Krasner, Lee (1908-1984), an American painter, was an important member of the Abstract Expressionist movement beginning in the 1940’s. Krasner’s career was closely associated with Jackson Pollock, a leading Abstract Expressionist artist and Krasner’s husband from 1945 until his death in 1956. See Abstract Expressionism .
Krasner met Pollock in 1941, and her support and encouragement boosted his career. She was influenced by Pollock but still retained her own stylistic tendencies. Her paintings also show the influence of the Dutch abstract artist Piet Mondrian and the brightly colored work of the French artist Henri Matisse. Some of Krasner’s most powerful abstract paintings, such as The Guardian (1960), reflected her grief at Pollock’s death in an automobile accident.
Lena Krassner was born on Oct. 27, 1908, in the Brooklyn borough of New York City. She changed the spelling of her last name to Krasner in the early 1940’s. She decided to become an artist while a teenager. She studied with the German-born abstract artist Hans Hofmann at his School of Fine Arts from 1937 to 1940. Hofmann encouraged her to devote herself to pure abstraction. Krasner exhibited for the first time with the American Abstract Artists group in 1940.
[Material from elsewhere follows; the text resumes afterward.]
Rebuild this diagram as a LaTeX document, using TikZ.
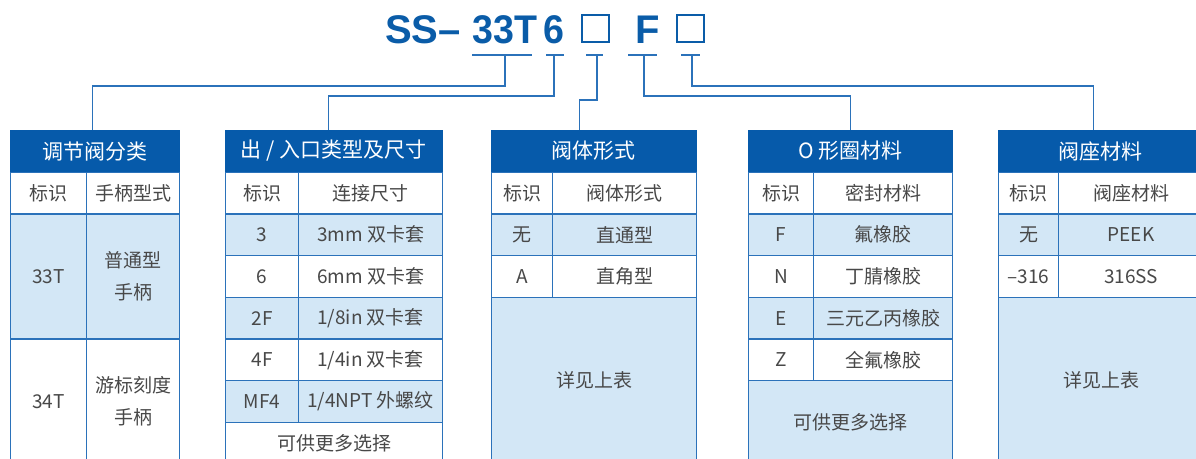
\documentclass[tikz,border=0pt]{standalone}
\usepackage{fontspec}
\setmainfont{Noto Sans CJK SC}
\newfontfamily\titlefont{Liberation Sans}
\usepackage{xcolor}
\usepackage{tikz}
\usetikzlibrary{positioning, calc}

\definecolor{titleblue}{RGB}{10,92,168}
\definecolor{headblue}{RGB}{6,90,170}
\definecolor{lineblue}{RGB}{43,114,186}
\definecolor{lightblue}{RGB}{211,231,246}
\definecolor{textgray}{RGB}{72,72,72}

\tikzset{
    ttl/.style={text=titleblue, font=\titlefont\bfseries\fontsize{40}{40}\selectfont, inner sep=0pt, anchor=base west},
    sq/.style={draw=titleblue, line width=2pt, minimum size=27pt, inner sep=0pt},
    link/.style={draw=lineblue, line width=1.3pt},
    hd/.style={draw=headblue, fill=headblue, text=white, font=\fontsize{21}{24}\selectfont, anchor=north west, minimum height=41.7pt, inner sep=0pt},
    cw/.style={draw=lineblue, line width=1.2pt, fill=white, text=textgray, font=\fontsize{19}{32}\selectfont, anchor=north west, minimum height=41.7pt, inner sep=0pt, align=center},
    cb/.style={cw, fill=lightblue}
}

\begin{document}
\begin{tikzpicture}[x=1pt, y=-1pt]
    \useasboundingbox (0,0) rectangle (1196,458);
    \clip (0,0) rectangle (1196,458);

    \node[ttl] (ss) at (385,43) {SS–};
    \node[ttl] (k33) at (472,43) {\scalebox{0.94}[1]{33T}};
    \node[ttl] (k6) at (543,43) {\scalebox{0.94}[1]{6}};
    \node[sq] (q1) at (595,28.5) {};
    \node[ttl] (kf) at (635,43) {F};
    \node[sq] (q2) at (690.5,28.5) {};

    \draw[link] (472,55) -- (532,55);
    \draw[link] (546,55) -- (564,55);
    \draw[link] (586,55) -- (603,55);
    \draw[link] (628,55) -- (657,55);
    \draw[link] (681,55) -- (700,55);

    \node[hd, minimum width=169pt] (hd1) at (10,130) {调节阀分类};
    \node[cw, minimum width=76pt] (t1k) at (10,171.7) {标识};
    \node[cw, minimum width=93pt] (t1n) at (86,171.7) {手柄型式};
    \node[cb, minimum width=76pt, minimum height=125pt] (t1a) at (10,213.3) {33T};
    \node[cb, minimum width=93pt, minimum height=125pt] (t1b) at (86,213.3) {普通型\\手柄};
    \node[cw, minimum width=76pt, minimum height=125pt] (t1c) at (10,338.3) {34T};
    \node[cw, minimum width=93pt, minimum height=125pt] (t1d) at (86,338.3) {游标刻度\\手柄};

    \node[hd, minimum width=217pt] (hd2) at (225,130) {出 / 入口类型及尺寸};
    \node[cw, minimum width=73pt] (t2k) at (225,171.7) {标识};
    \node[cw, minimum width=144pt] (t2n) at (298,171.7) {连接尺寸};
    \node[cb, minimum width=73pt] (t2a) at (225,213.3) {3};
    \node[cb, minimum width=144pt] (t2b) at (298,213.3) {3mm 双卡套};
    \node[cw, minimum width=73pt] (t2c) at (225,255) {6};
    \node[cw, minimum width=144pt] (t2d) at (298,255) {6mm 双卡套};
    \node[cb, minimum width=73pt] (t2e) at (225,296.7) {2F};
    \node[cb, minimum width=144pt] (t2f) at (298,296.7) {1/8in 双卡套};
    \node[cw, minimum width=73pt] (t2g) at (225,338.3) {4F};
    \node[cw, minimum width=144pt] (t2h) at (298,338.3) {1/4in 双卡套};
    \node[cb, minimum width=73pt] (t2i) at (225,380) {MF4};
    \node[cb, minimum width=144pt] (t2j) at (298,380) {1/4NPT 外螺纹};
    \node[cw, minimum width=217pt] (t2m) at (225,421.7) {可供更多选择};

    \node[hd, minimum width=205pt] (hd3) at (491,130) {阀体形式};
    \node[cw, minimum width=61pt] (t3k) at (491,171.7) {标识};
    \node[cw, minimum width=144pt] (t3n) at (552,171.7) {阀体形式};
    \node[cb, minimum width=61pt] (t3a) at (491,213.3) {无};
    \node[cb, minimum width=144pt] (t3b) at (552,213.3) {直通型};
    \node[cw, minimum width=61pt] (t3c) at (491,255) {A};
    \node[cw, minimum width=144pt] (t3d) at (552,255) {直角型};
    \node[cb, minimum width=205pt, minimum height=166.7pt] (t3m) at (491,296.7) {详见上表};

    \node[hd, minimum width=204pt] (hd4) at (748,130) {O 形圈材料};
    \node[cw, minimum width=65pt] (t4k) at (748,171.7) {标识};
    \node[cw, minimum width=139pt] (t4n) at (813,171.7) {密封材料};
    \node[cb, minimum width=65pt] (t4a) at (748,213.3) {F};
    \node[cb, minimum width=139pt] (t4b) at (813,213.3) {氟橡胶};
    \node[cw, minimum width=65pt] (t4c) at (748,255) {N};
    \node[cw, minimum width=139pt] (t4d) at (813,255) {丁腈橡胶};
    \node[cb, minimum width=65pt] (t4e) at (748,296.7) {E};
    \node[cb, minimum width=139pt] (t4f) at (813,296.7) {三元乙丙橡胶};
    \node[cw, minimum width=65pt] (t4g) at (748,338.3) {Z};
    \node[cw, minimum width=139pt] (t4h) at (813,338.3) {全氟橡胶};
    \node[cb, minimum width=204pt, minimum height=83.3pt] (t4m) at (748,380) {可供更多选择};

    \node[hd, minimum width=205pt] (hd5) at (998,130) {阀座材料};
    \node[cw, minimum width=60pt] (t5k) at (998,171.7) {标识};
    \node[cw, minimum width=145pt] (t5n) at (1058,171.7) {阀座材料};
    \node[cb, minimum width=60pt] (t5a) at (998,213.3) {无};
    \node[cb, minimum width=145pt] (t5b) at (1058,213.3) {PEEK};
    \node[cw, minimum width=60pt] (t5c) at (998,255) {–316};
    \node[cw, minimum width=145pt] (t5d) at (1058,255) {316SS};
    \node[cb, minimum width=205pt, minimum height=166.7pt] (t5m) at (998,296.7) {详见上表};

    \coordinate (b1) at (505,55);
    \coordinate (b2) at (554,55);
    \coordinate (b3) at (597,55);
    \coordinate (b4) at (644,55);
    \coordinate (b5) at (692,55);
    \draw[link] (b1) -- ++(0,31) -| ([xshift=-2.5pt]hd1.north);
    \draw[link] (b2) -- ++(0,41) -| ([xshift=-5.5pt]hd2.north);
    \draw[link] (b3) -- ++(0,45) -| ([xshift=-14.5pt]hd3.north);
    \draw[link] (b4) -- ++(0,41) -| (hd4.north);
    \draw[link] (b5) -- ++(0,31) -| ([xshift=-7.5pt]hd5.north);

  \end{tikzpicture}
\end{document}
Krasner’s first mature abstract works were her Little Image series, begun in 1946. The paintings featured dabs and drips of paint or tiny rows of letters from Hebrew and other alphabets. She held her first one-woman show in 1951. A series of collages done in the mid-1950’s brought her to the attention of critics as an artist in her own right. The number of her surviving works is small because she constantly reworked and sometimes destroyed her paintings. Krasner died on June 19, 1984.